O dia em que Amália Rodrigues ia sendo presa


Finais dos anos 60, na "Adega Machado" (casa de fado de renome mundial que infelizmente fechou portas em 2009). Todas as noites, ao fim de fado e folclore, o espectáculo fechava sempre com a "Marcha do Machado", uma brincadeira que levava à escolha de pessoas do público para interagirem numa mini marcha popular com os artistas da casa.

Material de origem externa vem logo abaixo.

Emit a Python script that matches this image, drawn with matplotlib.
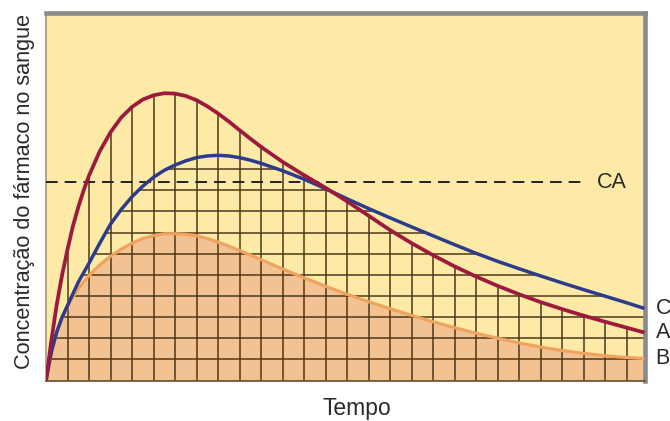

Numa noite em que Amália Rodrigues jantava na "Adega Machado", um dos bailarinos escolheu-a e a diva do fado encabeçou a marcha, sorridente, com arco e balão na mão. Espontânea, como sempre, sem avisar resolveu sair do restaurante, levando a trás bailarinos, clientes, fadistas, guitarristas e empregados de mesa que decidiram alinhar na brincadeira. O inédito aconteceu: a "Marcha do Machado", acabou por seguir Bairro Alto fora, com Amália à frente e uma legião de muitos desconhecidos a acompanhar.
"Estão todos presos!"
Num cruzamento da Rua da Atalaia com a Travessa da Queimada, dois "polícias de giro" (na altura, nome que se dava aos agentes de bairro) interceptaram a marcha. Sob a velha máxima pré-25 de Abril, declararam: "Mais do que duas pessoas é um ajuntamento... ou uma manifestação comunista. Está tudo preso!". A marcha parou, o silêncio deu lugar à euforia anterior.
Entre olhares temerosos, todos se preparavam para passar uma noite na esquadra quando surgiu, por acaso, o chefe da esquadra da Mercês, celebrizado com a alcunha de "o bailarino" (segundo consta que tinha boa esquiva e usava passos de bailarino nas suas intervenções). Ao ver o grupo, ouviu a explicação dos seus agentes e concordou com a detenção... até que viu quem encabeçava a brincadeira.
Chefe: Mas é a dona Amália Rodrigues numa manifestação?
Amália: Sou, sim senhor. Mas isto não é uma manifestação, é só a "Marcha da Adega Machado".
Chefe: Bem, se é a dona Amália que vai à frente, então siga a marcha! Quebrou-se o silêncio, voltou-se a cantar e a marcha seguiu até à "Adega Machado" com três novos marchantes (embevecidos pela rainha das fadistas): os três temidos polícias.
Sem sequer cantar o fado, com o seu dom de arrastar multidões, Amália acabou por ser, como sempre, a estrela da noite.